Andy hissed in a breath. “That’s a rough joint. Or it used to be back when I was on the force.”
“Dancer?” Scott leaned forward, glancing between his partner and his boss. “Am I right in thinking by dancer you’re talking exotic?”
“Yup, the Blue Angel is G-string and pasties optional. We busted quite a few of their girls for their extra services—” Andy curled his fingers and made air quotes, “—while I was in Vice. Bouncers didn’t enforce the no-touch rules. Owner didn’t care either. I’ve heard that the owner sold out last year so I guess it’s possible they’ve cleaned up their act.”
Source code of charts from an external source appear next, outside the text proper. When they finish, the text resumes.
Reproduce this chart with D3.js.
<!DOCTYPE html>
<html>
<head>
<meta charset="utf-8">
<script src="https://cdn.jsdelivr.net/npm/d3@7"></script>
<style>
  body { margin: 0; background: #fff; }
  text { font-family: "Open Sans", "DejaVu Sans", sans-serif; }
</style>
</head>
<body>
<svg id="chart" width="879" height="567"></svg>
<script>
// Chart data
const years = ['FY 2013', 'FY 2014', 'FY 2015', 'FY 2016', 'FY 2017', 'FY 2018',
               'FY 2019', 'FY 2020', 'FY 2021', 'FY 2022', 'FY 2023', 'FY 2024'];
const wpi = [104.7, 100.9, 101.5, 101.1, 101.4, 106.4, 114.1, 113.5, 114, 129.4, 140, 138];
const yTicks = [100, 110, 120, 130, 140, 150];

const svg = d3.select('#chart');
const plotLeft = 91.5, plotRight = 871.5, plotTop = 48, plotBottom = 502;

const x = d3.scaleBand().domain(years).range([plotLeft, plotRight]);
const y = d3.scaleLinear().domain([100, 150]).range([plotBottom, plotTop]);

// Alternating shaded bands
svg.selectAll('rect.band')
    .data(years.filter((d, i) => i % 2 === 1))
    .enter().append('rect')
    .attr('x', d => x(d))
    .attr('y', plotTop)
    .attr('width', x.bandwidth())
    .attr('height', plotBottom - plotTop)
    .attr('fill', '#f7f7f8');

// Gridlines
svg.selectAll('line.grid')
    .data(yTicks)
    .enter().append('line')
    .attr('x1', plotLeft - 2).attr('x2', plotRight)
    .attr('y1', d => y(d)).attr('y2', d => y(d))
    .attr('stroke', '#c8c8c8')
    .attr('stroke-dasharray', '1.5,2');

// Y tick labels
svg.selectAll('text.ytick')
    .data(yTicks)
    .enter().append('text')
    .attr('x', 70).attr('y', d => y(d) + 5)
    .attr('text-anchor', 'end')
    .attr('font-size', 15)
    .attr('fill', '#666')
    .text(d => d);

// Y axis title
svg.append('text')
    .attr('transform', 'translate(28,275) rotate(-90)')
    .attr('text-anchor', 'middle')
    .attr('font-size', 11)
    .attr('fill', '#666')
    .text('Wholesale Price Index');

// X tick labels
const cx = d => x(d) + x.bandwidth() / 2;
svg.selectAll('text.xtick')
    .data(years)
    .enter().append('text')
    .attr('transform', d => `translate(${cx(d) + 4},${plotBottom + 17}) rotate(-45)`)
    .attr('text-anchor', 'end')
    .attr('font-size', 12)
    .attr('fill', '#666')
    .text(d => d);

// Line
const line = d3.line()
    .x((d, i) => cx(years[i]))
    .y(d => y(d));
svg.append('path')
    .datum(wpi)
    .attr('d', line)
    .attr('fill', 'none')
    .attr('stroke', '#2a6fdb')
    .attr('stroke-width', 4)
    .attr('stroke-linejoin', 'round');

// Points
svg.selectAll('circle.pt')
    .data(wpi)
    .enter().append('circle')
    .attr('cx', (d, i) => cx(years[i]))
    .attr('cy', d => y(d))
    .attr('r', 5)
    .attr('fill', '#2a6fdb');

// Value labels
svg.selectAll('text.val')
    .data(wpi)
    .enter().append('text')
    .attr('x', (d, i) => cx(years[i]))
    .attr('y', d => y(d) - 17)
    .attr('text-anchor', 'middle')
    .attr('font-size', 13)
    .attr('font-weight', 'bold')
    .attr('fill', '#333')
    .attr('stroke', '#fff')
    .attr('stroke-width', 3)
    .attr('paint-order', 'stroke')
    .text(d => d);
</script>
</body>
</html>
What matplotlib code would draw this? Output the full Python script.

“When Sandy introduced us, she said Jazz works at a call center and Jazz didn’t correct her.” Then again, would a woman volunteer she was a possible hooker to someone like him?
Chad’s scowl deepened. “Apparently Ms. Guidry prefers not to tell her best friend her real profession and Sandy lets her get away with it.”
“So we’re keeping her on the list of suspects,” Sam added. “If she’s lyin’ about that who knows what else she’s lyin’ about.”
Chad turned back to his report. “Parents are divorced. Father’s last known address was in Richmond, Virginia, dropped off the radar approximately twelve years ago. Mother currently resides in Ocala, Florida, and works as a housekeeper at a no-name motel. From what we’ve been able to dig up so far, until she started working as a dancer four years ago, she was habitually late paying her credit cards. She’s now got over twenty grand in a bank account and her credit cards are at a zero balance. Mostly cash deposits from the looks of it, so there’s no way to check if she’s making her money from more than just stripping.”
“Maybe she wants to get out of the dancing business,” Andy speculated. “If someone offered her enough money for access to the router and Sandy’s accounts.”